“Small countries” like… every other country aside from China and India? Japan is has over 100 million people and is the third largest economy.
I didn’t say “small,” I said “smaller,” and I think 1/3 of the population counts as “smaller.”
Also from all I’ve heard, it works much better in Canada (pop. 35.6 million) than in the UK (pop. 64.1 million). I’ve only experienced the UK system (where I couldn’t so much as get on a doctor’s list, despite being eligible), but I’ve heard it works better in Canada.
Moreover, you think the United States government is less susceptible to hacking than a given insurance company?
No, I think that if you put all of the health information for 320 million people in one place, it is a much more tempting target than however many people would have records in the database for a single (even a large) insurance company. I also think that potential foreign info-terrorists get more emotional about the US government than about a single insurance company, and would be willing to expend more effort into hacking the government.
I also think that if an insurance company gets hacked, they lose a lot of money, so they put a lot of effort into not being hacked.
If health records at the federal government get hacked, they lose some credibility for a while, but as the recent past has shown, anyone who remembers about some scandal all the way to the next election will be viewed as some sort of nut-job, and anyway, there’s always someone unelected who can carry the bag. So their incentive to avoid hacking is less.
I also think that if an insurance company doesn’t like your “lifestyle choices,” they can’t put you in jail for it.

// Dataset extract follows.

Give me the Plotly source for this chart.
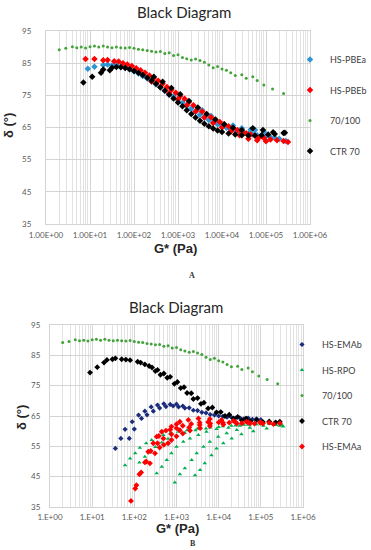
import plotly.graph_objects as go

# ---------------- Panel A data ----------------
g_7100 = [2.0, 2.82, 3.98, 5.01, 6.31, 7.94, 10, 12.6, 15.8, 20.0, 25.1, 31.6, 39.8, 50.1, 63.1, 79.4,
          100, 126, 158, 200, 251, 316, 398, 501, 631, 794,
          1000, 1260, 1580, 2000, 2510, 3160, 3980, 5010, 6310, 7940,
          1.0e4, 1.26e4, 1.58e4, 2.0e4, 2.82e4, 3.55e4, 5.01e4, 6.31e4, 8.91e4, 1.41e5, 2.51e5]
d_7100 = [89.2, 89.6, 90.1, 89.8, 90.0, 89.7, 90.1, 90.3, 90.0, 90.3, 90.0, 89.8, 90.0, 89.8, 89.7, 89.9,
          89.6, 89.3, 89.2, 88.9, 88.7, 88.5, 88.6, 88.0, 88.2, 87.4,
          87.6, 86.8, 86.4, 86.0, 86.3, 85.8, 85.3, 84.4, 83.6, 84.0,
          83.2, 82.8, 82.0, 81.2, 81.4, 80.3, 80.8, 79.6, 78.2, 77.0, 75.6]

g_pbea = [8.91, 12.6, 20.0, 25.1, 31.6, 39.8, 50.1, 63.1, 79.4, 100, 126, 158, 200, 251, 316, 398, 501,
          631, 794, 1000, 1260, 1580, 2000, 2510, 3160, 3980, 5010, 6310, 7940,
          1.0e4, 1.26e4, 1.58e4, 2.0e4, 2.51e4, 3.16e4, 3.98e4, 5.01e4, 6.31e4, 7.94e4,
          1.0e5, 1.26e5, 1.58e5, 2.0e5, 2.82e5,
          3550, 5620, 1.78e4, 2.82e4, 4.47e4, 5.62e4, 8.91e4]
d_pbea = [83.3, 83.9, 84.4, 84.6, 84.3, 84.4, 84.0, 83.6, 83.1, 82.5, 81.8, 81.0, 80.2, 79.3, 78.4, 77.4, 76.5,
          75.5, 74.6, 73.6, 72.7, 71.7, 70.8, 69.9, 69.0, 68.1, 67.3, 66.6, 66.0,
          65.4, 64.9, 64.4, 64.0, 63.6, 63.3, 63.0, 62.8, 62.6, 62.4,
          62.2, 62.0, 61.8, 61.5, 60.8,
          70.4, 68.6, 65.6, 64.8, 64.3, 64.2, 63.6]

g_pbeb = [7.94, 12.6, 20.0, 25.1, 35.5, 44.7, 56.2, 70.8, 89.1, 112, 141, 178, 224, 282, 355, 447, 562,
          708, 891, 1120, 1410, 1780, 2240, 2820, 3550, 4470, 5620, 7080, 8910,
          1.12e4, 1.41e4, 1.78e4, 2.24e4, 2.82e4, 3.55e4, 4.47e4, 5.62e4, 7.08e4, 8.91e4,
          1.26e5, 1.78e5, 2.51e5, 3.16e5,
          251, 398, 631, 1000, 1580, 2510, 3980, 6310, 1.0e4, 1.58e4, 2.51e4, 3.98e4, 6.31e4, 1.0e5]
d_pbeb = [86.3, 86.3, 85.9, 86.0, 85.6, 85.5, 85.0, 84.6, 84.1, 83.4, 82.8, 82.0, 81.2, 80.4, 79.5, 78.6, 77.6,
          76.7, 75.8, 74.8, 73.9, 72.9, 71.9, 71.0, 70.0, 69.1, 68.2, 67.4, 66.7,
          66.0, 65.4, 64.8, 64.2, 63.6, 63.2, 62.8, 62.4, 62.0, 61.7,
          61.3, 61.0, 60.8, 60.5,
          79.3, 77.6, 75.7, 73.8, 71.9, 70.0, 68.1, 66.4, 65.0, 63.7, 62.6, 61.5, 61.0, 60.7]

g_ctr_a = [7.08, 11.2, 17.8, 20.0, 28.2, 31.6, 39.8, 50.1, 63.1, 79.4, 100, 126, 158, 200, 251, 316, 398,
           501, 631, 794, 1000, 1260, 1580, 2000, 2510, 3160, 3980, 5010, 6310, 7940,
           1.0e4, 1.41e4, 2.0e4, 2.82e4, 3.98e4, 5.62e4, 7.94e4, 1.12e5, 1.58e5, 2.51e5,
           282, 447, 708, 1120, 1780, 2820, 4470, 7080, 1.12e4, 1.78e4, 2.82e4, 5.01e4, 8.51e4, 1.45e5, 2.69e5]
d_ctr_a = [79.0, 80.8, 82.0, 83.0, 82.8, 83.6, 83.8, 83.7, 83.5, 83.1, 82.6, 82.0, 81.3, 80.5, 79.6, 78.6, 77.5,
           76.4, 75.2, 74.0, 72.8, 71.6, 70.4, 69.2, 68.1, 67.1, 66.2, 65.4, 64.7, 64.1,
           63.6, 63.1, 62.8, 62.6, 62.5, 62.5, 62.6, 62.8, 63.0, 63.3,
           80.8, 79.2, 77.3, 75.3, 73.2, 71.2, 69.2, 67.5, 66.0, 64.9, 64.2, 64.8, 64.2, 63.5, 63.4]

# ---------------- Panel B data ----------------
g_emab = [35.5, 47.9, 60.3, 75.9, 89.1, 100, 126, 148, 178, 200, 251, 282, 355, 398, 501, 562, 708, 832,
          1000, 1120, 1410, 1580, 2000, 2510, 3160, 3980, 5010, 6310, 7940,
          1.0e4, 1.26e4, 1.58e4, 2.0e4, 2.51e4, 3.16e4, 3.98e4, 5.01e4, 6.31e4, 7.94e4, 1.0e5]
d_emab = [54.3, 57.6, 60.6, 57.6, 63.1, 60.7, 65.3, 64.2, 66.6, 65.4, 68.0, 66.6, 68.6, 67.6, 69.0, 68.1, 68.8, 68.3,
          68.9, 68.0, 68.3, 67.6, 67.7, 66.9, 66.8, 66.2, 66.0, 65.5, 65.3,
          65.0, 64.9, 64.6, 64.6, 64.3, 64.4, 64.1, 64.3, 63.9, 64.1, 63.8]

g_rpo = [60.3, 79.4, 105, 135, 191, 257, 339, 490, 708, 1100, 1780, 3160, 6310, 1.26e4, 2.51e4, 5.01e4, 1.0e5, 2.0e5, 3.16e5,
         132, 178, 234, 316, 447, 631, 1000, 1580, 2820, 5010, 1.0e4, 2.0e4, 3.98e4, 7.94e4, 1.58e5,
         339, 447, 589, 759, 1000, 1450, 2090, 3310, 5130, 8910, 1.70e4, 3.16e4, 7.24e4,
         912, 1200, 1580, 2290, 3020, 4370, 6170, 9770, 1.55e4, 2.69e4, 5.50e4, 1.15e5, 2.34e5, 3.39e5,
         2750, 3630, 4680, 6760, 8910, 1.29e4, 2.04e4, 3.47e4, 6.61e4, 1.38e5, 2.82e5]
d_rpo = [48.8, 51.0, 52.7, 54.5, 56.0, 57.1, 58.2, 58.7, 59.3, 59.8, 60.3, 60.8, 61.2, 61.6, 61.9, 62.1, 62.3, 62.4, 62.0,
         49.7, 51.6, 53.0, 54.8, 56.3, 57.5, 58.6, 59.5, 60.3, 60.9, 61.4, 61.8, 62.1, 62.3, 62.4,
         46.1, 48.3, 50.5, 52.7, 54.9, 56.5, 57.6, 58.7, 59.8, 60.7, 61.1, 61.8, 62.3,
         43.1, 45.8, 47.8, 50.5, 52.7, 54.9, 56.5, 58.2, 59.3, 60.4, 61.1, 61.8, 62.0, 61.5,
         45.5, 47.2, 49.4, 52.1, 54.3, 56.0, 57.6, 59.0, 60.0, 60.9, 61.8]

g_ctr_b = [8.91, 13.2, 19.1, 22.4, 30.2, 35.5, 50.1, 63.1, 79.4, 120, 141, 178, 224, 263, 316, 355, 417, 501,
           603, 708, 891, 1050, 1260, 1510, 1780, 2240, 2510, 3160, 3800, 4470, 5620, 7080, 8910,
           1.12e4, 1.41e4, 1.78e4, 2.24e4, 2.82e4, 3.55e4, 4.47e4, 5.62e4, 7.94e4, 1.12e5, 1.58e5, 2.24e5, 2.82e5]
d_ctr_b = [79.3, 81.1, 82.6, 83.5, 83.7, 84.0, 83.7, 83.6, 83.4, 82.9, 82.6, 82.0, 81.5, 81.0, 79.8, 80.2, 78.6, 79.0,
           77.6, 77.9, 75.6, 76.2, 74.2, 74.5, 72.6, 72.5, 70.6, 70.9, 69.0, 69.4, 67.5, 67.8, 66.2,
           66.3, 65.0, 65.4, 64.2, 64.7, 63.6, 64.2, 63.3, 63.7, 63.0, 63.2, 62.9, 63.1]

g_emaa = [83.2, 105, 112, 132, 145, 178, 191, 214, 245, 282, 339, 380, 447, 562, 759, 1000, 1200, 1910, 3310,
          6170, 1.17e4, 2.24e4, 4.57e4, 9.55e4, 1.58e5, 2.82e5,
          234, 309, 398, 501, 631, 759, 1000, 1410, 2090, 3630, 6170, 1.29e4, 2.69e4, 5.62e4, 1.12e5,
          355, 490, 759, 1200, 2000, 3550, 6310, 1.26e4, 2.51e4, 5.01e4, 1.0e5,
          708, 1000, 1410, 2240, 3550, 5620, 1.0e4, 1.78e4, 3.55e4, 7.08e4, 2.0e5]
d_emaa = [37.0, 41.1, 42.2, 45.8, 46.4, 49.7, 50.0, 53.2, 53.5, 56.0, 58.2, 58.4, 59.8, 60.2, 61.5, 62.3, 63.1, 63.7, 64.2,
          64.0, 63.7, 63.4, 63.1, 62.9, 62.8, 62.6,
          49.4, 52.7, 54.6, 55.5, 56.0, 57.1, 58.3, 59.2, 60.2, 61.0, 61.7, 62.2, 62.5, 62.6, 62.5,
          56.0, 57.6, 59.0, 60.3, 61.2, 62.0, 62.5, 62.8, 63.0, 62.9, 62.8,
          60.5, 61.0, 61.8, 62.4, 62.8, 63.0, 62.9, 62.8, 62.6, 62.5, 62.3]

# ---------------- axis labels ----------------
x_tickvals = [1, 10, 100, 1000, 1e4, 1e5, 1e6]
x_ticktext_a = ["1.00E+00", "1.00E+01", "1.00E+02", "1.00E+03", "1.00E+04", "1.00E+05", "1.00E+06"]
x_ticktext_b = ["1.E+00", "1.E+01", "1.E+02", "1.E+03", "1.E+04", "1.E+05", "1.E+06"]
y_tickvals = [35, 45, 55, 65, 75, 85, 95]

C_BLUE = "#2C95D4"
C_RED = "#FF0000"
C_G7100 = "#43A33A"
C_RPO = "#00B050"
C_NAVY = "#1C2C7C"
C_BLACK = "#000000"

W, H = 371, 550


def px(v):
    return v / W


def py(v):
    return 1 - v / H


fig = go.Figure()


def add(x, y, name, color, symbol, size, xa, ya, legend):
    fig.add_trace(go.Scatter(
        x=x, y=y, mode="markers", name=name, xaxis=xa, yaxis=ya, legend=legend,
        legendgroup=legend + name,
        marker=dict(color=color, symbol=symbol, size=size, line=dict(width=0)),
    ))


add(g_pbea, d_pbea, "HS-PBEa", C_BLUE, "diamond", 5, "x", "y", "legend")
add(g_pbeb, d_pbeb, "HS-PBEb", C_RED, "diamond", 5, "x", "y", "legend")
add(g_7100, d_7100, "70/100", C_G7100, "circle", 3, "x", "y", "legend")
add(g_ctr_a, d_ctr_a, "CTR 70", C_BLACK, "diamond", 5, "x", "y", "legend")

add(g_emab, d_emab, "HS-EMAb", C_NAVY, "diamond", 4, "x2", "y2", "legend2")
add(g_rpo, d_rpo, "HS-RPO", C_RPO, "triangle-up", 4, "x2", "y2", "legend2")
add(g_7100, d_7100, "70/100", C_G7100, "circle", 3, "x2", "y2", "legend2")
add(g_ctr_b, d_ctr_b, "CTR 70", C_BLACK, "diamond", 4.5, "x2", "y2", "legend2")
add(g_emaa, d_emaa, "HS-EMAa", C_RED, "diamond", 4.5, "x2", "y2", "legend2")

GRID = "#D4D4D4"
MINOR = "#E2E2E2"
TICKF = dict(family="Lato, Arial", size=8, color="#595959")
LEGF = dict(family="Lato, Arial", size=9, color="#404040")

xcommon = dict(type="log", range=[0, 6], tickmode="array", tickvals=x_tickvals,
               showgrid=True, gridcolor=GRID, gridwidth=1, zeroline=False,
               showline=True, mirror=True, linecolor=GRID, linewidth=1, ticks="",
               tickfont=TICKF,
               minor=dict(dtick="D1", showgrid=True, gridcolor=MINOR, gridwidth=1, ticks=""))
ycommon = dict(range=[35, 95], tickmode="array", tickvals=y_tickvals,
               showgrid=True, gridcolor=GRID, gridwidth=1, zeroline=False,
               showline=True, mirror=True, linecolor=GRID, linewidth=1, ticks="",
               tickfont=TICKF)

fig.update_layout(
    width=W, height=H, margin=dict(l=0, r=0, t=0, b=0, autoexpand=False),
    paper_bgcolor="white", plot_bgcolor="white",
    xaxis=dict(xcommon, domain=[px(46), px(310)], anchor="y", ticktext=x_ticktext_a, ticklabelstandoff=3),
    yaxis=dict(ycommon, domain=[py(224), py(31)], anchor="x", ticklabelstandoff=12),
    xaxis2=dict(xcommon, domain=[px(50), px(303)], anchor="y2", ticktext=x_ticktext_b, ticklabelstandoff=2),
    yaxis2=dict(ycommon, domain=[py(507), py(325)], anchor="x2", ticklabelstandoff=7),
    legend=dict(x=px(290), y=py(45), xanchor="left", yanchor="top", tracegroupgap=11.5,
                font=LEGF, bgcolor="rgba(0,0,0,0)", itemsizing="trace"),
    legend2=dict(x=px(282), y=py(330), xanchor="left", yanchor="top", tracegroupgap=6.5,
                 font=LEGF, bgcolor="rgba(0,0,0,0)", itemsizing="trace"),
    showlegend=True,
)

ann = []
ann.append(dict(text="Black Diagram", x=px(184), y=py(12), font=dict(family="Lato, Arial", size=15, color="#262626")))
ann.append(dict(text="Black Diagram", x=px(176), y=py(307), font=dict(family="Lato, Arial", size=15, color="#262626")))
ann.append(dict(text="<b>G* (Pa)</b>", x=px(175), y=py(248), font=dict(family="Arial", size=13, color="#262626")))
ann.append(dict(text="<b>G* (Pa)</b>", x=px(177), y=py(528), font=dict(family="Arial", size=13, color="#262626")))
ann.append(dict(text="<b>δ (°)</b>", x=px(8), y=py(126), textangle=-90, font=dict(family="Arial", size=13, color="#262626")))
ann.append(dict(text="<b>δ (°)</b>", x=px(21), y=py(418), textangle=-90, font=dict(family="Arial", size=13, color="#262626")))
ann.append(dict(text="<b>A</b>", x=px(192), y=py(275), font=dict(family="Liberation Serif", size=8, color="#333333")))
ann.append(dict(text="<b>B</b>", x=px(193), y=py(543), font=dict(family="Liberation Serif", size=8, color="#333333")))
for a in ann:
    a.update(xref="paper", yref="paper", xanchor="center", yanchor="middle", showarrow=False)
fig.update_layout(annotations=ann)

fig.write_html("out.html", config={"displayModeBar": False},
               post_script="document.body.style.margin='0';document.body.style.overflow='hidden';")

Furthermore, I think that ever since the government has gotten so involved in healthcare, lots more people think that one’s lifestyle choices (I mean like beer and doughnuts, not like cocaine) are their business, and therefore they can give people unwanted advice at all times, and can get mad if the advice is not followed, because after all, it’s their money that’s being wasted on “those people” who are living unhealthy lifestyles. (Funnily enough, I have found that last sentiment to be voiced even by people who don’t actually pay any federal income taxes.)
We’re spending more than on healthcare at the federal level than Canada- we’re already, effectively, overpaying paying for universal healthcare, but we still need massive private spending because the private model is inherently economically inefficient.
IMO, we still need massive private spending because the government wastes so much of the money it gets. (Also because we need some sort of tort reform to bring malpractice insurance costs to a more reasonable level.)